** EXERCISE INSTRUCTIONS **
Starting at the line that contains "What seaborn and" and stopping at the line that contains "plt.rcParams['font.family'] = ['Noto", return those lines exactly and nothing else. Both end lines count; pictures do not.

** DATA SUPPLIED **
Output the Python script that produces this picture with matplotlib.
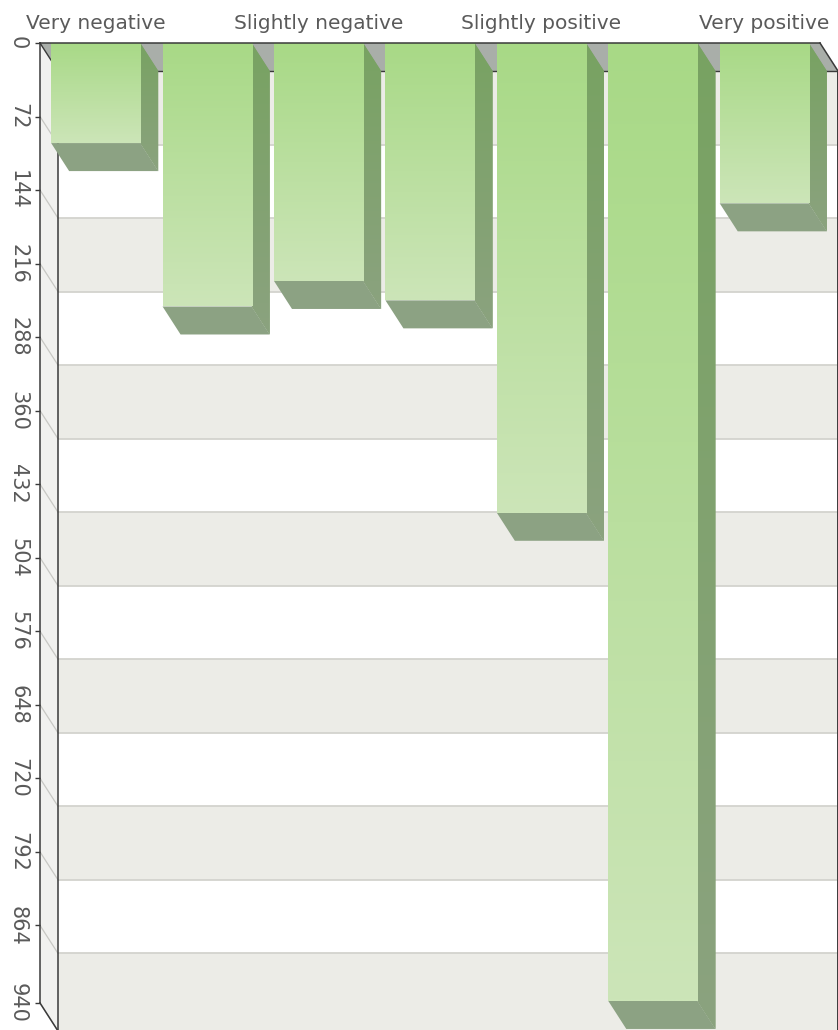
import matplotlib
matplotlib.use('Agg')
import matplotlib.pyplot as plt
from matplotlib.patches import Polygon
import numpy as np

categories = ['Very negative', 'Negative', 'Slightly negative', 'Neutral',
              'Slightly positive', 'Positive', 'Very positive']
shown_labels = ['Very negative', '', 'Slightly negative', '',
                'Slightly positive', '', 'Very positive']
counts = [98, 258, 233, 252, 460, 938, 157]
y_ticks = [0, 72, 144, 216, 288, 360, 432, 504, 576, 648, 720, 792, 864, 940]
y_max = 940

W, H = 838, 1030
fig = plt.figure(figsize=(W / 100, H / 100), dpi=100)
fig.patch.set_facecolor('white')
ax = fig.add_axes([40 / W, 27 / H, 780 / W, 960 / H])
ax.set_facecolor('none')
n = len(categories)
ax.set_xlim(0, n)
ax.set_ylim(y_max, 0)

# depth of the fake 3d, in data units (about 18 px right, 28 px down)
dx = 18 / 780 * n
dy = 28 / 960 * y_max

dark = '#3a3a3a'


def grad(c0, c1, steps=256):
    c0 = np.array(matplotlib.colors.to_rgb(c0))
    c1 = np.array(matplotlib.colors.to_rgb(c1))
    t = np.linspace(0, 1, steps)[:, None]
    return (c0 * (1 - t) + c1 * t)[:, None, :]


def poly(pts, **kw):
    p = Polygon(pts, closed=True, clip_on=False, **kw)
    ax.add_patch(p)
    return p


# back wall with alternating bands
for i in range(len(y_ticks) - 1):
    lo, hi = y_ticks[i], y_ticks[i + 1]
    col = '#ecece7' if i % 2 == 0 else '#ffffff'
    poly([[dx, lo + dy], [n + dx, lo + dy], [n + dx, hi + dy], [dx, hi + dy]],
         facecolor=col, edgecolor='none', zorder=1)
for t in y_ticks[1:]:
    ax.plot([dx, n + dx], [t + dy, t + dy], color='#d3d3ce', lw=1.3,
            zorder=1.1, clip_on=False)

# left wall and ceiling (value 0 plane)
poly([[0, 0], [dx, dy], [dx, y_max + dy], [0, y_max]],
     facecolor='#f1f1ef', edgecolor='none', zorder=1.2)
for t in y_ticks[1:]:
    ax.plot([0, dx], [t, t + dy], color='#c8c8c4', lw=0.9, zorder=1.3,
            clip_on=False)
poly([[0, 0], [n, 0], [n + dx, dy], [dx, dy]],
     facecolor='#a9aea9', edgecolor='none', zorder=1.4)
ax.plot([0, dx], [0, dy], color=dark, lw=1.0, zorder=1.5, clip_on=False)

# back edges
ax.plot([dx, n + dx], [dy, dy], color=dark, lw=1.0, zorder=1.5, clip_on=False)
ax.plot([dx, dx], [dy, y_max + dy], color=dark, lw=1.1, zorder=1.5,
        clip_on=False)

# bars
x = np.arange(n) + 0.5
bars = ax.bar(x, counts, width=0.8, color='#b8de9e', edgecolor='none',
              zorder=3)
front_g = grad('#a8d986', '#cce5b8')
side_g = grad('#78a262', '#8ba37f')
for b, v in zip(bars, counts):
    xl = b.get_x()
    xr = xl + b.get_width()
    im = ax.imshow(front_g, extent=(xl, xr, v, 0), aspect='auto',
                   origin='upper', interpolation='bilinear', zorder=3.1)
    im.set_clip_path(b)
    side = poly([[xr, 0], [xr + dx, dy], [xr + dx, v + dy], [xr, v]],
                facecolor='#82a270', edgecolor='none', zorder=2.8)
    im2 = ax.imshow(side_g, extent=(xr, xr + dx, v + dy, 0), aspect='auto',
                    origin='upper', interpolation='bilinear', zorder=2.9)
    im2.set_clip_path(side)
    im2.set_clip_box(fig.bbox)
    poly([[xl, v], [xr, v], [xr + dx, v + dy], [xl + dx, v + dy]],
         facecolor='#8ca283', edgecolor='none', zorder=2.9)

# front frame
ax.plot([n, n + dx], [0, dy], color=dark, lw=1.1, zorder=5, clip_on=False)
ax.plot([n + dx, n + dx], [dy, y_max + dy], color=dark, lw=1.4, zorder=5,
        clip_on=False)
ax.plot([0, dx], [y_max, y_max + dy], color=dark, lw=1.1, zorder=5,
        clip_on=False)

for s in ['right', 'bottom']:
    ax.spines[s].set_visible(False)
for s in ['top', 'left']:
    ax.spines[s].set_color(dark)
    ax.spines[s].set_linewidth(1.1)
    ax.spines[s].set_zorder(6)

ax.xaxis.tick_top()
ax.set_xticks(x)
ax.set_xticklabels(shown_labels)
ax.tick_params(axis='x', length=0, pad=7, labelsize=14.5, labelcolor='#5a5a5a')

ax.set_yticks(y_ticks)
ax.set_yticklabels([str(t) for t in y_ticks])
ax.tick_params(axis='y', direction='out', length=3.6, width=1.0, color=dark,
               pad=5, labelsize=15, labelcolor='#5a5a5a', labelrotation=-90)
for lab in ax.get_yticklabels():
    lab.set_va('center')

ax.set_xlim(0, n)
ax.set_ylim(y_max, 0)

fig.savefig('out.png', dpi=100)
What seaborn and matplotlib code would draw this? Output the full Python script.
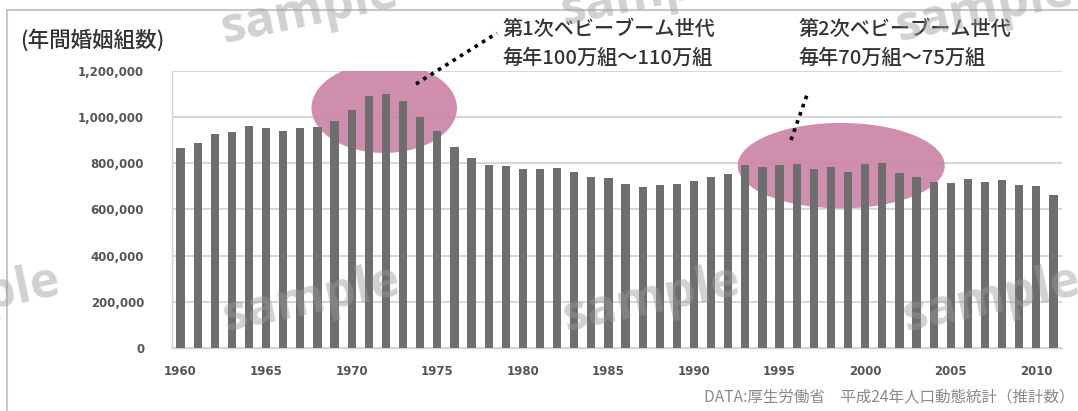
import matplotlib
matplotlib.use("Agg")
import matplotlib.pyplot as plt
import seaborn as sns
import pandas as pd
from matplotlib.patches import Ellipse
from matplotlib.lines import Line2D

# ---- data ----
years = list(range(1960, 2012))
marriages = [866115, 890158, 928341, 937516, 963130, 954852, 940120, 953096, 956312, 984142,
             1029405, 1091229, 1099984, 1071923, 1000455, 941628, 871543, 821029, 793257, 788505,
             774702, 776531, 781252, 762552, 739991, 735850, 710962, 696173, 707716, 708316,
             722138, 742264, 754441, 792658, 782738, 791888, 795080, 775651, 784595, 762028,
             798138, 799999, 757331, 740191, 720418, 714265, 730971, 719822, 726106, 707734,
             700214, 661895]
tick_years = [1960, 1965, 1970, 1975, 1980, 1985, 1990, 1995, 2000, 2005, 2010]
y_ticks = [0, 200000, 400000, 600000, 800000, 1000000, 1200000]
y_label = "(年間婚姻組数)"
boom1_title = "第1次ベビーブーム世代"
boom1_sub = "毎年100万組～110万組"
boom2_title = "第2次ベビーブーム世代"
boom2_sub = "毎年70万組～75万組"
source = "DATA:厚生労働省　平成24年人口動態統計（推計数）"
watermark = "sample"

df = pd.DataFrame({"year": [str(y) for y in years], "marriages": marriages})

sns.set_style("white")
plt.rcParams['font.family'] = ['Noto Sans CJK JP', 'DejaVu Sans']

W, H = 1078, 411
fig = plt.figure(figsize=(W / 100, H / 100), dpi=100)
ax = fig.add_axes([172 / W, 1 - 348 / H, (1062 - 172) / W, (348 - 71) / H])

sns.barplot(data=df, x="year", y="marriages", color="#6e6e6e", saturation=1,
            width=0.48, ax=ax, zorder=3, linewidth=0, edgecolor="none")

ax.set_ylim(0, 1200000)
ax.set_xlim(-0.5, len(years) - 0.5)
ax.set_yticks(y_ticks)
ax.set_yticklabels([f"{v:,}" for v in y_ticks], family="DejaVu Sans", fontsize=8.5,
                   fontweight="bold", color="#555555")
ax.set_xticks([years.index(y) for y in tick_years])
ax.set_xticklabels([str(y) for y in tick_years], family="DejaVu Sans", fontsize=8.5,
                   fontweight="bold", color="#555555")
ax.tick_params(axis="both", length=0)
ax.tick_params(axis="y", pad=20)
ax.tick_params(axis="x", pad=12)
ax.set_xlabel("")
ax.set_ylabel("")
ax.yaxis.grid(True, color="#d3d3d3", linewidth=1.3, zorder=0)
ax.set_axisbelow(True)
for s in ["top", "right"]:
    ax.spines[s].set_visible(False)
for s in ["left", "bottom"]:
    ax.spines[s].set_color("#d3d3d3")
    ax.spines[s].set_linewidth(1.0)

# highlight ellipses (baby-boom periods)
pink = "#cb84a6"
ax.add_patch(Ellipse((11.9, 1040000), 8.5, 390000, facecolor=pink, edgecolor="none",
                     alpha=0.92, zorder=2))
ax.add_patch(Ellipse((38.6, 790000), 12.1, 370000, facecolor=pink, edgecolor="none",
                     alpha=0.92, zorder=2))

def fx(px):
    return px / W

def fy(py):
    return 1 - py / H

# dotted leader lines
fig.add_artist(Line2D([fx(416), fx(497)], [fy(84), fy(33)], color="black", lw=2.6,
                      linestyle=(0, (1, 1.4)), zorder=6))
fig.add_artist(Line2D([fx(791), fx(808)], [fy(140), fy(92)], color="black", lw=2.6,
                      linestyle=(0, (1, 1.4)), zorder=6))

# annotation texts
tkw = dict(fontsize=14.5, color="#333333", va="center", ha="left", fontweight="medium")
fig.text(fx(502), fy(29), boom1_title, **tkw)
fig.text(fx(502), fy(58), boom1_sub, **tkw)
fig.text(fx(798), fy(29), boom2_title, **tkw)
fig.text(fx(798), fy(58), boom2_sub, **tkw)

fig.text(fx(20), fy(40), y_label, fontsize=15.5, color="#333333", va="center", ha="left",
         fontweight="medium")
fig.text(fx(1074), fy(397), source, fontsize=11.2, color="#8a8a8a", va="center", ha="right")

# frame
fig.add_artist(Line2D([fx(7), fx(1078)], [fy(10), fy(10)], color="#c8c8c8", lw=1.5))
fig.add_artist(Line2D([fx(7), fx(7)], [fy(10), fy(411)], color="#c8c8c8", lw=1.5))

# watermark
for (px, py) in [(-28, 300), (312, 300), (652, 300), (992, 300),
                 (310, 12), (650, -6), (985, 10)]:
    fig.text(fx(px), fy(py), watermark, fontsize=36, family="Open Sans",
             fontweight="bold", color="#9a9a9a", alpha=0.45, rotation=12,
             ha="center", va="center", zorder=10)

fig.savefig("out.png", dpi=100)
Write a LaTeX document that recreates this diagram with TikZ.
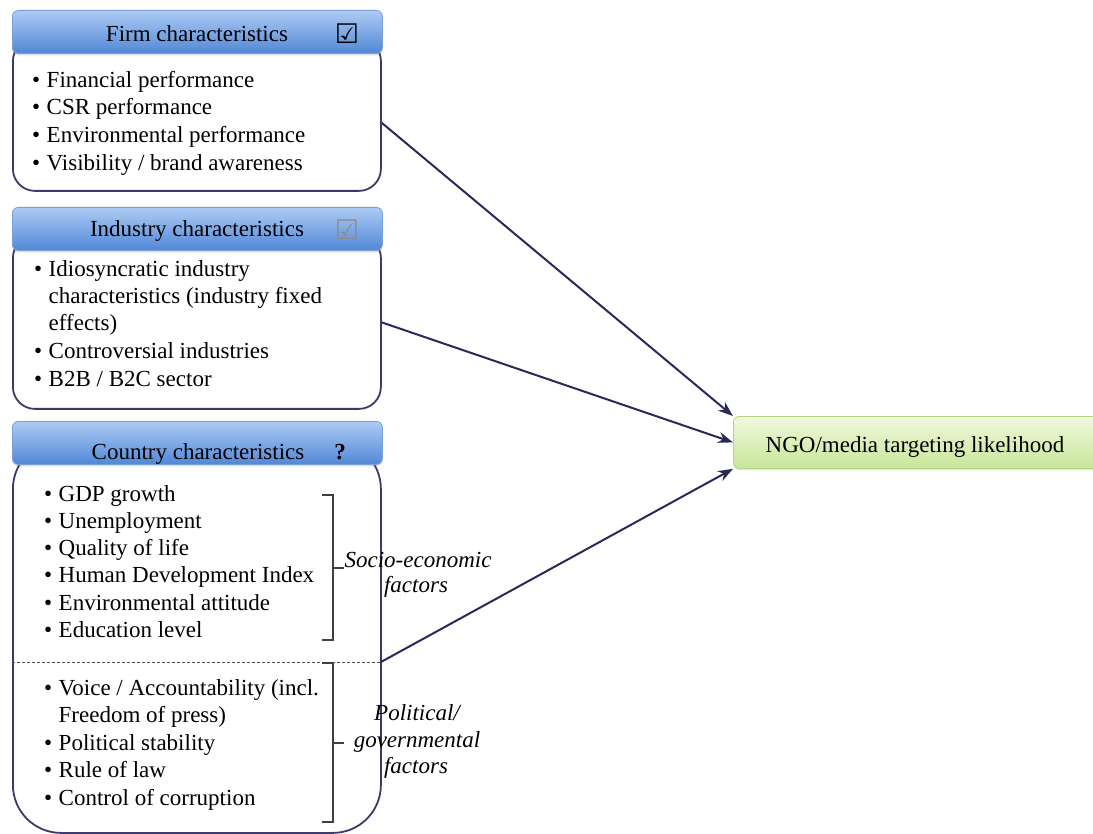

** FINISHED TASK **
What seaborn and matplotlib code would draw this? Output the full Python script.
import matplotlib
matplotlib.use("Agg")
import matplotlib.pyplot as plt
import seaborn as sns
import pandas as pd
from matplotlib.patches import Ellipse
from matplotlib.lines import Line2D

# ---- data ----
years = list(range(1960, 2012))
marriages = [866115, 890158, 928341, 937516, 963130, 954852, 940120, 953096, 956312, 984142,
             1029405, 1091229, 1099984, 1071923, 1000455, 941628, 871543, 821029, 793257, 788505,
             774702, 776531, 781252, 762552, 739991, 735850, 710962, 696173, 707716, 708316,
             722138, 742264, 754441, 792658, 782738, 791888, 795080, 775651, 784595, 762028,
             798138, 799999, 757331, 740191, 720418, 714265, 730971, 719822, 726106, 707734,
             700214, 661895]
tick_years = [1960, 1965, 1970, 1975, 1980, 1985, 1990, 1995, 2000, 2005, 2010]
y_ticks = [0, 200000, 400000, 600000, 800000, 1000000, 1200000]
y_label = "(年間婚姻組数)"
boom1_title = "第1次ベビーブーム世代"
boom1_sub = "毎年100万組～110万組"
boom2_title = "第2次ベビーブーム世代"
boom2_sub = "毎年70万組～75万組"
source = "DATA:厚生労働省　平成24年人口動態統計（推計数）"
watermark = "sample"

df = pd.DataFrame({"year": [str(y) for y in years], "marriages": marriages})

sns.set_style("white")
plt.rcParams['font.family'] = ['Noto Sans CJK JP', 'DejaVu Sans']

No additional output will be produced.